>> Begin

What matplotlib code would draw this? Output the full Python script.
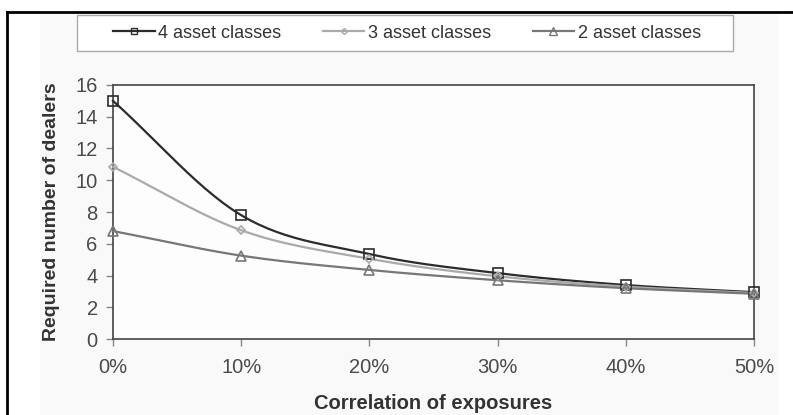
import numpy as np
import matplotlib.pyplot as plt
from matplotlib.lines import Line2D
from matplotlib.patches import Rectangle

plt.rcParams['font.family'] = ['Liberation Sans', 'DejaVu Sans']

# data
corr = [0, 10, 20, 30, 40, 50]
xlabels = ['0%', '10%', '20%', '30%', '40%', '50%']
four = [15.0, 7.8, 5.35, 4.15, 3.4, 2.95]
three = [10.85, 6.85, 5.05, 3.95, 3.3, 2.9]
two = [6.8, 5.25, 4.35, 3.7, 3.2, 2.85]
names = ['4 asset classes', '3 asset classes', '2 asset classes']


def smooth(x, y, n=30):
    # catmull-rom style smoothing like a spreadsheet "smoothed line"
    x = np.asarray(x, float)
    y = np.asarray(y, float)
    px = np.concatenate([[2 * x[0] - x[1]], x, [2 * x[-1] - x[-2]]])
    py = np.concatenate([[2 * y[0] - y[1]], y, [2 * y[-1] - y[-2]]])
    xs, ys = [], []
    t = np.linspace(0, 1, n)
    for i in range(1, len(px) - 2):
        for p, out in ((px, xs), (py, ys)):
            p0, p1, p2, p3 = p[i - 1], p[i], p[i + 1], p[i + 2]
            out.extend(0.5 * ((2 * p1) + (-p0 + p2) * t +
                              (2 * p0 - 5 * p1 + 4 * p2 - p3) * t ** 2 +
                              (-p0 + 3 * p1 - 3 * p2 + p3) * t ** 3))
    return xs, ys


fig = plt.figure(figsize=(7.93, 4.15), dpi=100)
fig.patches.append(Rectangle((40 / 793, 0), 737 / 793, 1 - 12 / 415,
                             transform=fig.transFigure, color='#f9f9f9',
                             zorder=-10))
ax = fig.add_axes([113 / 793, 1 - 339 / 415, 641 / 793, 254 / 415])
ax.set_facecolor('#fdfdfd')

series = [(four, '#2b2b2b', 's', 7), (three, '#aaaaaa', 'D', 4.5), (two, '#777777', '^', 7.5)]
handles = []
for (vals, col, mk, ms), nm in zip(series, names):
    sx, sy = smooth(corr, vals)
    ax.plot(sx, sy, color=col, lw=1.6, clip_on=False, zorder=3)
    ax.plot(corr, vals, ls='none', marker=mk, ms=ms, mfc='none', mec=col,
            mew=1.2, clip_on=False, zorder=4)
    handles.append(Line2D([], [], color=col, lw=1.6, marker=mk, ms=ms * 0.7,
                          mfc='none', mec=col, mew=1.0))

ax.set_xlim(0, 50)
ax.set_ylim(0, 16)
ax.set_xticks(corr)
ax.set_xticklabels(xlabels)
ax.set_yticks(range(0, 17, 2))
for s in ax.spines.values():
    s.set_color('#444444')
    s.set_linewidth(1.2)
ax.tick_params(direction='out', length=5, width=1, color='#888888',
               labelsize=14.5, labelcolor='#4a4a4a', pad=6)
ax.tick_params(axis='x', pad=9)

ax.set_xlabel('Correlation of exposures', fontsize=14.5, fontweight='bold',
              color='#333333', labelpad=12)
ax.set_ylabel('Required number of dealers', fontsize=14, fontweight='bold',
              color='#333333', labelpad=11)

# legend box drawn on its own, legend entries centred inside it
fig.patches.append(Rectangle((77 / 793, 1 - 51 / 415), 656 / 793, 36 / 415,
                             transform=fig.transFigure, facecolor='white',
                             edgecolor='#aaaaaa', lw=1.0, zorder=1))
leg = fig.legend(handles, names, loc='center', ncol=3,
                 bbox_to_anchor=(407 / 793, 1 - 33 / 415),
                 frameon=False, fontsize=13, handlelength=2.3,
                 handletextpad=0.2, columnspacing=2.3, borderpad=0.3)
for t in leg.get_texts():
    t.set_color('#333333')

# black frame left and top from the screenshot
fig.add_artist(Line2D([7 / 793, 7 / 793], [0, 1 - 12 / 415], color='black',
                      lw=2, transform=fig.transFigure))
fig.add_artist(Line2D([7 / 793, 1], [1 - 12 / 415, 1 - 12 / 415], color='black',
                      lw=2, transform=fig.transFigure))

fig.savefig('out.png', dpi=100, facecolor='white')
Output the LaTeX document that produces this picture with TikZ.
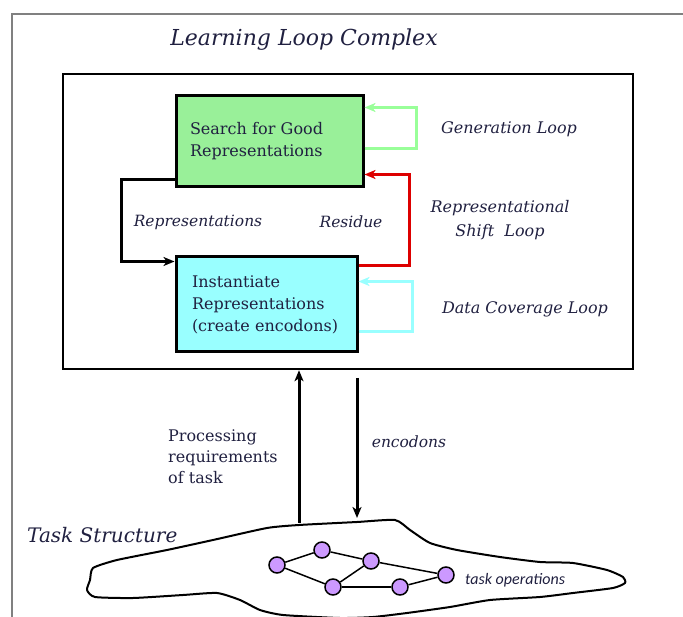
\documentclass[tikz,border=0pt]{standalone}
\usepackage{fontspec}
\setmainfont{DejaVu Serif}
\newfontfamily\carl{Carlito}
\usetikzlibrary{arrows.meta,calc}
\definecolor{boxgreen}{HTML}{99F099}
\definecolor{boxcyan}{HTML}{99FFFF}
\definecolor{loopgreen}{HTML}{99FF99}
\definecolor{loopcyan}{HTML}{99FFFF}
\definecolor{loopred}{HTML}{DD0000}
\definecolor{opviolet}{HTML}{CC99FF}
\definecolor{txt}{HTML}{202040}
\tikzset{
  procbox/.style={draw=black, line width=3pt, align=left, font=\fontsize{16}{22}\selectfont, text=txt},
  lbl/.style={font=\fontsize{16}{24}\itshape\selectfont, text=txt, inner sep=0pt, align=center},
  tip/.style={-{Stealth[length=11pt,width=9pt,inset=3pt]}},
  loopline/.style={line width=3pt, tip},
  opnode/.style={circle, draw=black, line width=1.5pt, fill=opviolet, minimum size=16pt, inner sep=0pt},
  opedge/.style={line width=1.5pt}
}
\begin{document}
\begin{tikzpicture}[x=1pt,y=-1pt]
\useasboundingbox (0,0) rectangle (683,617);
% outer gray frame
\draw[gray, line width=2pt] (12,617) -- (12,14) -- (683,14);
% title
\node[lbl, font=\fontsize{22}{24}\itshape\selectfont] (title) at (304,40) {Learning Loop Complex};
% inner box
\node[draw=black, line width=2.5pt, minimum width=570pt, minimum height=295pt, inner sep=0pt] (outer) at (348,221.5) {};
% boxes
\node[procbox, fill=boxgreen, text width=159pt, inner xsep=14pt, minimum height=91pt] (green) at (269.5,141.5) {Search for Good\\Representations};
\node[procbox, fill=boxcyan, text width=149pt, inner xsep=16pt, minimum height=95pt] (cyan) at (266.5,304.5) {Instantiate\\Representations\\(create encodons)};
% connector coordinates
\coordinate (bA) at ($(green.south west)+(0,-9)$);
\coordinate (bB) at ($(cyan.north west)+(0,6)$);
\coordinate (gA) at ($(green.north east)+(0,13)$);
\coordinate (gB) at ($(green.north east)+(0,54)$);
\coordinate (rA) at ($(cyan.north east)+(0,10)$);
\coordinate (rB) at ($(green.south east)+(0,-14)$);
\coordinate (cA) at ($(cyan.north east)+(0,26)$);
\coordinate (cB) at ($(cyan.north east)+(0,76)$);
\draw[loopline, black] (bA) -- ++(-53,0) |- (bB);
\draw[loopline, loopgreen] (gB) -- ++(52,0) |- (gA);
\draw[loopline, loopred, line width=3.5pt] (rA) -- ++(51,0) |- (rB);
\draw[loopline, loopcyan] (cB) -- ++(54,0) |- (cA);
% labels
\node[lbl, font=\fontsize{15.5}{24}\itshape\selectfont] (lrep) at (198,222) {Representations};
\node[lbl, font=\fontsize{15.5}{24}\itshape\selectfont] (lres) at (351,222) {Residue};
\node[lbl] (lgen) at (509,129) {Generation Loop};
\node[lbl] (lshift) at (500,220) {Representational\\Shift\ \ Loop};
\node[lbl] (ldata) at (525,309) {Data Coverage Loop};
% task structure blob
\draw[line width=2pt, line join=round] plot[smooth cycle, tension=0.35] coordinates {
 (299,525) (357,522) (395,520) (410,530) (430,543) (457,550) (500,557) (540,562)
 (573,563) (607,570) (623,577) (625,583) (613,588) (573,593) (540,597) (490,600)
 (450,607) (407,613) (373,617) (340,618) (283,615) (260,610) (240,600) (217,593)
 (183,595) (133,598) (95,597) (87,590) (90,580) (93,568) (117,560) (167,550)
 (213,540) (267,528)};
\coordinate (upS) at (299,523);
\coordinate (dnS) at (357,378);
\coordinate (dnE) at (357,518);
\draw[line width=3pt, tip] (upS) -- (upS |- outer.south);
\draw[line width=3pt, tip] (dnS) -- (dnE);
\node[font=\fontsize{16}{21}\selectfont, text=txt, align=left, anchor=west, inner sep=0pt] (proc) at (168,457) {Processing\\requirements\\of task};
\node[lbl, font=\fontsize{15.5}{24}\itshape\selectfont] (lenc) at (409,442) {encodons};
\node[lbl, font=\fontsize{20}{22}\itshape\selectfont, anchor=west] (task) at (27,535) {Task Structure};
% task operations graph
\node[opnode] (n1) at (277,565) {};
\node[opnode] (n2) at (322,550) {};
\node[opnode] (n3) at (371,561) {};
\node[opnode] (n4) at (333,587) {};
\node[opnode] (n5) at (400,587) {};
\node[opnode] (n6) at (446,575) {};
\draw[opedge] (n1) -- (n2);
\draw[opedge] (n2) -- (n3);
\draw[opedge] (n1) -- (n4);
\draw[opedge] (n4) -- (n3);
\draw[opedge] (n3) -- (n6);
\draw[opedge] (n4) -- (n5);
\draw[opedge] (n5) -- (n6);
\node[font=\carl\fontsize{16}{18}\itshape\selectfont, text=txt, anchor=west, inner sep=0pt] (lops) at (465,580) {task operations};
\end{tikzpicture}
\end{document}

>> End

■ REQUIRED TASK ■
Repeat, word for word and with no pictures, only the lines running from the beginning of the data to the line that contains "ax.set_facecolor('#fdfdfd')".

■ COMPLETE OUTPUT ■
What matplotlib code would draw this? Output the full Python script.
import numpy as np
import matplotlib.pyplot as plt
from matplotlib.lines import Line2D
from matplotlib.patches import Rectangle

plt.rcParams['font.family'] = ['Liberation Sans', 'DejaVu Sans']

# data
corr = [0, 10, 20, 30, 40, 50]
xlabels = ['0%', '10%', '20%', '30%', '40%', '50%']
four = [15.0, 7.8, 5.35, 4.15, 3.4, 2.95]
three = [10.85, 6.85, 5.05, 3.95, 3.3, 2.9]
two = [6.8, 5.25, 4.35, 3.7, 3.2, 2.85]
names = ['4 asset classes', '3 asset classes', '2 asset classes']


def smooth(x, y, n=30):
    # catmull-rom style smoothing like a spreadsheet "smoothed line"
    x = np.asarray(x, float)
    y = np.asarray(y, float)
    px = np.concatenate([[2 * x[0] - x[1]], x, [2 * x[-1] - x[-2]]])
    py = np.concatenate([[2 * y[0] - y[1]], y, [2 * y[-1] - y[-2]]])
    xs, ys = [], []
    t = np.linspace(0, 1, n)
    for i in range(1, len(px) - 2):
        for p, out in ((px, xs), (py, ys)):
            p0, p1, p2, p3 = p[i - 1], p[i], p[i + 1], p[i + 2]
            out.extend(0.5 * ((2 * p1) + (-p0 + p2) * t +
                              (2 * p0 - 5 * p1 + 4 * p2 - p3) * t ** 2 +
                              (-p0 + 3 * p1 - 3 * p2 + p3) * t ** 3))
    return xs, ys


fig = plt.figure(figsize=(7.93, 4.15), dpi=100)
fig.patches.append(Rectangle((40 / 793, 0), 737 / 793, 1 - 12 / 415,
                             transform=fig.transFigure, color='#f9f9f9',
                             zorder=-10))
ax = fig.add_axes([113 / 793, 1 - 339 / 415, 641 / 793, 254 / 415])
ax.set_facecolor('#fdfdfd')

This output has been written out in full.